このようにして得られた樹脂ペレットは、実施例1の樹脂ペレットと同様の形状を有しており、芯層部と鞘層部の質量比も実施例1の樹脂ペレットと同様であった。
このようにして得られた樹脂ペレット100個を目視観察したところ、鞘層部から芯層部が抜け落ちているものは2個であった。この樹脂ペレットを用いて、実施例1と同様にしてシートを成形したところ、問題なくシートを製造することができた。
<比較例1>
実施例1において、芯層部形成用配合物として、第2ポリエステル樹脂71.2質量部およびモンタン酸(添加剤)8.8質量部を用いることおよび鞘層部形成用配合物として20質量部の第2ポリエステル樹脂のみを用いること(すなわち芯層部および鞘層部のいずれにおいても低分子量ポリエステル樹脂を含まないこと)を除き、他はすべて実施例1と同様にして比較用の樹脂ペレットを得た。
このようにして得られた樹脂ペレット100個を目視観察したところ、鞘層部から芯層部が抜け落ちているものは55個であった。この樹脂ペレット(抜け落ちた芯層部を含む)を用いて、実施例1と同様にしてシートを成形したところ、樹脂組成物が成形機の中で滑ってしまいシートを製造することができなかった。
すなわち、この比較例1の結果と対比することにより、本発明の構成を有する上記実施例1〜6のものが極めて優れた効果を有していることが確認できた。
以上のように本発明の実施の形態および実施例について説明を行なったが、上述の各実施の形態および実施例の構成を適宜組み合わせることも当初から予定している。

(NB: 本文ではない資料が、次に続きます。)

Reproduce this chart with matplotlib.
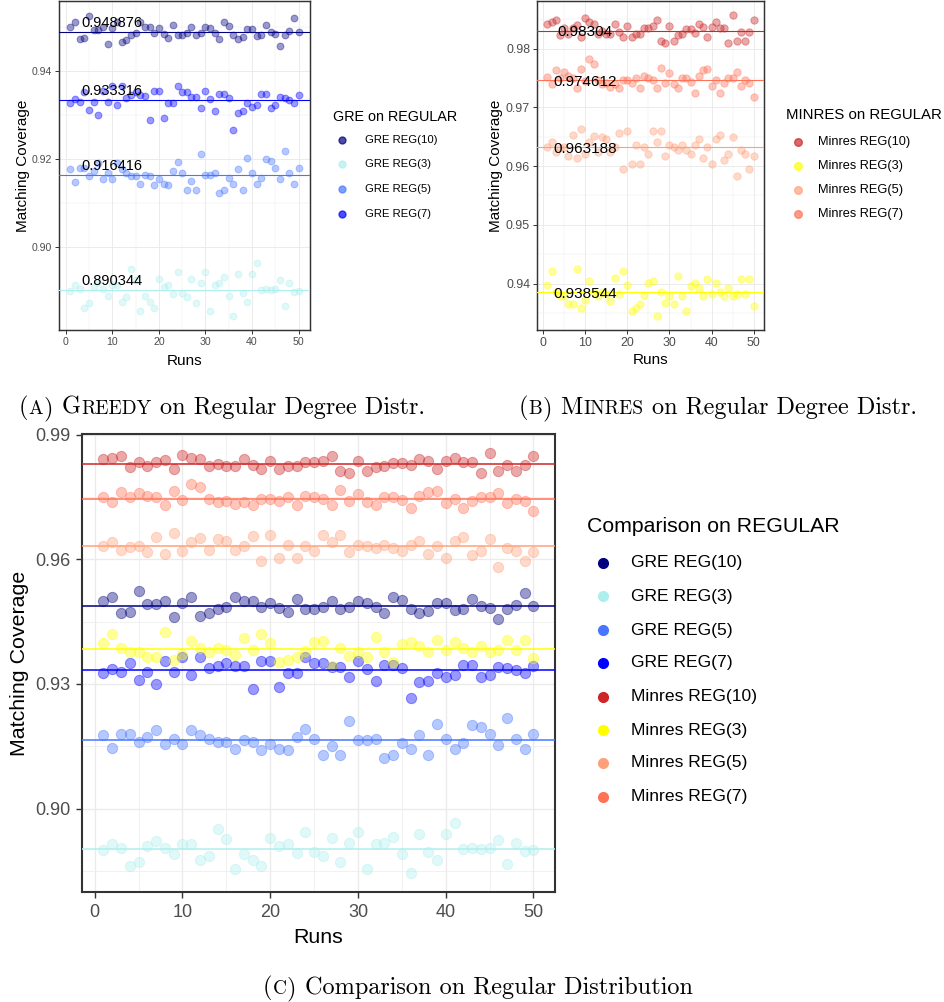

今回開示された実施の形態および実施例はすべての点で例示であって制限的なものではないと考えられるべきである。本発明の範囲は上記した説明ではなくて特許請求の範囲によって示され、特許請求の範囲と均等の意味および範囲内でのすべての変更が含まれることが意図される。
本発明の樹脂ペレットを示す概念図である。
符号の説明
1 樹脂ペレット、2 芯層部、20 側面、21 端面、3 鞘層部。

Claims (5)

  1. 芯層部と、該芯層部の側面を覆う鞘層部とからなる樹脂ペレットであって、
    前記芯層部は、少なくとも1種のポリエステル樹脂と添加剤とを含み、
    前記鞘層部は、少なくとも1種のポリエステル樹脂を含み、
    前記添加剤は、炭素数18以上の脂肪酸、炭素数18以上の脂肪酸エステル、炭素数18以上の脂肪酸アミド、炭素数18以上のエチレンビス脂肪酸アミド、および前記脂肪酸の金属塩からなる群から選ばれる少なくとも1種であり、
    前記芯層部または前記鞘層部の少なくとも一方は、前記ポリエステル樹脂として10000以上20000以下の数平均分子量を有する低分子量ポリエステル樹脂を含むことを特徴とする樹脂ペレット。
  2. 前記芯層部または前記鞘層部の少なくとも一方は、互いに異なった数平均分子量を有する2種以上のポリエステル樹脂を含むことを特徴とする請求項1記載の樹脂ペレット。
  3. 前記ポリエステル樹脂のうち、最も小さい数平均分子量を有するポリエステル樹脂は、前記低分子量ポリエステル樹脂であることを特徴とする請求項1または2記載の樹脂ペレット。
  4. 前記芯層部は、第1ポリエステル樹脂と第2ポリエステル樹脂と添加剤とを含み、
    前記鞘層部は、ポリエステル樹脂として前記第1ポリエステル樹脂のみを含み、
    前記第1ポリエステル樹脂は、前記第2ポリエステル樹脂の数平均分子量より小さい数平均分子量を有する前記低分子量ポリエステル樹脂であることを特徴とする請求項1〜3のいずれかに記載の樹脂ペレット。
  5. 前記芯層部と前記鞘層部との質量比は、前記鞘層部を1とする場合、前記芯層部は1以上100以下の範囲となることを特徴とする請求項1〜4のいずれかに記載の樹脂ペレット。